Бронислав протянул руки, взял малыша, прижал к себе, смотрел на спящее личико с крохотным носиком, и ему казалось, что от маленького тельца в него льется какое-то доверчивое тепло.
— Он красавец. Смотри, какие у него волосики, ротик, носик... Носик у детей развивается позднее всего. Если ты увидишь у младенца оформившийся носик, можешь не сомневаться, что вырастет ужасный носяра.
— Знаешь, я уже испытываю к нему нежность и вроде как любовь. Уверен, что буду его любить. А ты, года через три-четыре, испытав все радости и тревоги, связанные с его воспитанием, его болезнями, наверняка забудешь, что это не твой ребенок.
— И никогда не подумаю, что мой был бы лучше?
— Ну, за это я не ручаюсь, у него могут быть различные недостатки, но мы все равно будем его любить, потому что он наш сын и больше ничей!
Прошло Рождество, католическое и православное, отпраздновали оба, а в промежутке, как раз под новый 1914 год, у Маланьи родились детеныши.
Их обнаружила Вера, заглянув в берлогу, которую Маланья устроила среди деревьев, растущих на развалинах жилища легендарного Хонгодора.
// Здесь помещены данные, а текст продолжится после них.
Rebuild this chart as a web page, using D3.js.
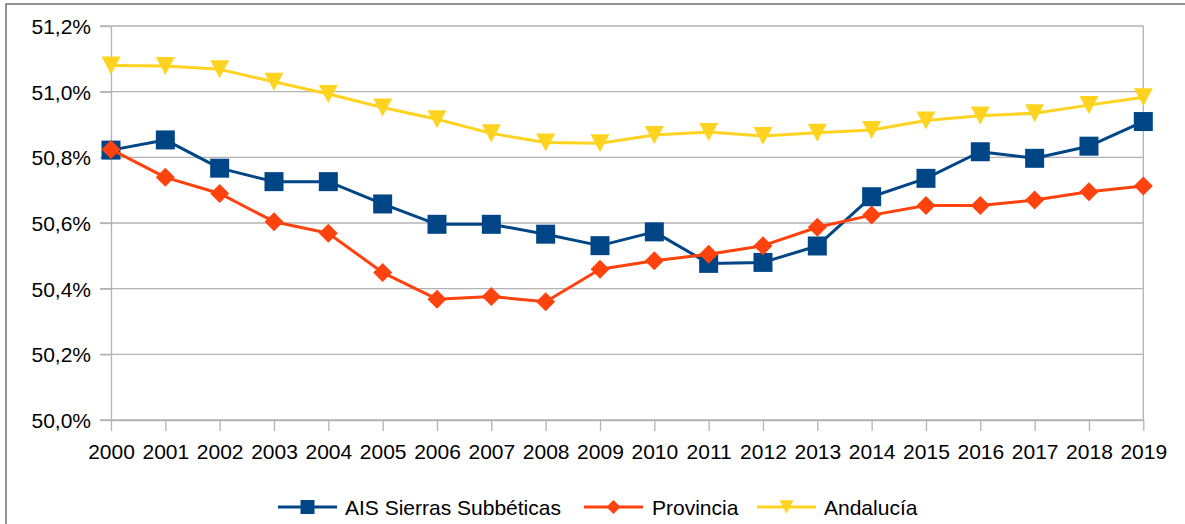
<!DOCTYPE html>
<html>
<head>
<meta charset="utf-8">
<script src="https://cdn.jsdelivr.net/npm/d3@7"></script>
<style>
  body { margin: 0; background: #fff; }
  svg { display: block; font-family: "Liberation Sans", Arial, sans-serif; }
</style>
</head>
<body>
<div id="chart"></div>
<script>
// data (percent)
const years = ["2000","2001","2002","2003","2004","2005","2006","2007","2008","2009",
               "2010","2011","2012","2013","2014","2015","2016","2017","2018","2019"];
const sierras = [50.822, 50.853, 50.767, 50.726, 50.726, 50.658, 50.596, 50.596, 50.566, 50.531,
                 50.573, 50.477, 50.480, 50.530, 50.680, 50.736, 50.817, 50.797, 50.834, 50.909];
const provincia = [50.824, 50.739, 50.690, 50.604, 50.569, 50.449, 50.368, 50.376, 50.360, 50.459,
                   50.485, 50.505, 50.531, 50.587, 50.624, 50.653, 50.653, 50.670, 50.695, 50.713];
const andalucia = [51.080, 51.078, 51.068, 51.030, 50.993, 50.952, 50.916, 50.873, 50.845, 50.843,
                   50.868, 50.877, 50.865, 50.875, 50.883, 50.912, 50.927, 50.934, 50.959, 50.983];
const yTicks = [50.0, 50.2, 50.4, 50.6, 50.8, 51.0, 51.2];

const seriesNames = ["AIS Sierras Subbéticas", "Provincia", "Andalucía"];
const seriesColors = ["#004586", "#ff420e", "#ffd320"];
const seriesShapes = [d3.symbolSquare, d3.symbolDiamond, "triDown"];

const width = 1185, height = 524;
const plot = { left: 111, right: 1143.3, top: 26, bottom: 420 };
const fontSize = 21;

const svg = d3.select("#chart").append("svg")
    .attr("width", width)
    .attr("height", height);

// outer frame
svg.append("rect")
    .attr("x", 6).attr("y", 4)
    .attr("width", width + 10).attr("height", height + 10)
    .attr("fill", "#fff")
    .attr("stroke", "#707070")
    .attr("stroke-width", 1.5);

const x = d3.scalePoint().domain(years).range([plot.left, plot.right]);
const y = d3.scaleLinear().domain([50.0, 51.2]).range([plot.bottom, plot.top]);

// horizontal grid
svg.append("g")
    .selectAll("line")
    .data(yTicks)
    .enter().append("line")
    .attr("x1", plot.left - 11)
    .attr("x2", plot.right)
    .attr("y1", d => y(d))
    .attr("y2", d => y(d))
    .attr("stroke", "#b3b3b3")
    .attr("stroke-width", 1.3);

// right border of plot
svg.append("line")
    .attr("x1", plot.right).attr("x2", plot.right)
    .attr("y1", plot.top).attr("y2", plot.bottom)
    .attr("stroke", "#b3b3b3").attr("stroke-width", 1.3);

// y axis
const yAxis = svg.append("g")
    .attr("transform", `translate(${plot.left},0)`)
    .call(d3.axisLeft(y).tickValues(yTicks).tickSize(11).tickSizeOuter(0)
        .tickFormat(d => d3.format(".1f")(d).replace(".", ",") + "%"));
yAxis.select(".domain").attr("stroke", "#b3b3b3").attr("stroke-width", 1.3);
yAxis.selectAll(".tick line").attr("stroke", "#b3b3b3").attr("stroke-width", 1.3);
yAxis.selectAll("text")
    .attr("x", -20)
    .attr("dy", "0.36em")
    .attr("font-size", fontSize)
    .attr("font-family", "Liberation Sans, Arial, sans-serif")
    .attr("fill", "#000");

// x axis
const xAxis = svg.append("g")
    .attr("transform", `translate(0,${plot.bottom})`)
    .call(d3.axisBottom(x).tickSize(11).tickSizeOuter(0));
xAxis.select(".domain").attr("stroke", "#b3b3b3").attr("stroke-width", 1.3);
xAxis.selectAll(".tick line").attr("stroke", "#b3b3b3").attr("stroke-width", 1.3);
xAxis.selectAll("text")
    .attr("y", 39)
    .attr("dy", 0)
    .attr("font-size", fontSize)
    .attr("font-family", "Liberation Sans, Arial, sans-serif")
    .attr("fill", "#000");

// marker path helper
function markerPath(shape, size) {
    if (shape === "triDown") {
        const w = size, h = size * 0.95;
        return `M${-w / 2},${-h / 2}L${w / 2},${-h / 2}L0,${h / 2}Z`;
    }
    if (shape === d3.symbolDiamond) {
        const s = size / 2;
        return `M0,${-s}L${s},0L0,${s}L${-s},0Z`;
    }
    return d3.symbol().type(shape).size(size * size)();
}

const allSeries = [sierras, provincia, andalucia];
const line = d3.line()
    .x((d, i) => x(years[i]))
    .y(d => y(d));

allSeries.forEach((vals, k) => {
    const g = svg.append("g");
    g.append("path")
        .datum(vals)
        .attr("d", line)
        .attr("fill", "none")
        .attr("stroke", seriesColors[k])
        .attr("stroke-width", 3)
        .attr("stroke-linejoin", "round");
    g.selectAll("path.m")
        .data(vals)
        .enter().append("path")
        .attr("class", "m")
        .attr("transform", (d, i) => `translate(${x(years[i])},${y(d)})`)
        .attr("d", markerPath(seriesShapes[k], 19))
        .attr("fill", seriesColors[k]);
});

// legend
const legendItems = [
    { x0: 278, tx: 345 },
    { x0: 584, tx: 652 },
    { x0: 757, tx: 824 }
];
const legendY = 507;
const legend = svg.append("g");
legendItems.forEach((it, k) => {
    legend.append("line")
        .attr("x1", it.x0).attr("x2", it.x0 + 59)
        .attr("y1", legendY).attr("y2", legendY)
        .attr("stroke", seriesColors[k])
        .attr("stroke-width", 3);
    legend.append("path")
        .attr("transform", `translate(${it.x0 + 29.5},${legendY})`)
        .attr("d", markerPath(seriesShapes[k], 14))
        .attr("fill", seriesColors[k]);
    legend.append("text")
        .attr("x", it.tx)
        .attr("y", legendY)
        .attr("dy", "0.36em")
        .attr("font-size", fontSize)
        .attr("fill", "#000")
        .text(seriesNames[k]);
});
</script>
</body>
</html>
На крик Веры сбежались все домашние.
— Смотрите! Вот Маланьины медвежата!
В каждой руке она держала по зверьку; слепые, с редкой шерстью, весом не больше фунта.
— Это медвежата? — раздались изумленные голоса.— Эти фунтики?!
— Гора родила мышь!
Маланье явно не понравилось всеобщее веселье, она грозно рявкнула, и Вера отдала ей детенышей. Та унесла их в берлогу, улеглась на бок, лапой прижав их к соскам, и так до самого мая месяца,— мать спала, а малыши сосали в полусне, лишь изредка просыпаясь. А в мае они вылезли наружу, два медвежонка, выросшие невероятно, длиною почти в аршин. Впрочем, их так и продолжали называть Фунтиками.
Из памятных событий, которые потом долго с ужасом вспоминали, надо рассказать о ночном нашествии волков. Как-то в полночь, в лютый мороз, мужчины проснулись от бешеного лая собак. Прежде чем они успели схватить ружья, целая стая, больше двадцати штук, перепрыгнула с сугроба через забор прямо на середину двора. Митраша с Павлом стреляли по ним из окон второго этажа, Бронислав с крыльца, но все равно волки успели растерзать четырех оленей. Пять волков застрелили, одного загрыз Брыська с помощью Живчика (Брыська прокусил ему загривок, а Живчик вцепился в зад). Лайка со щенком просидели все время не шелохнувшись под террасой.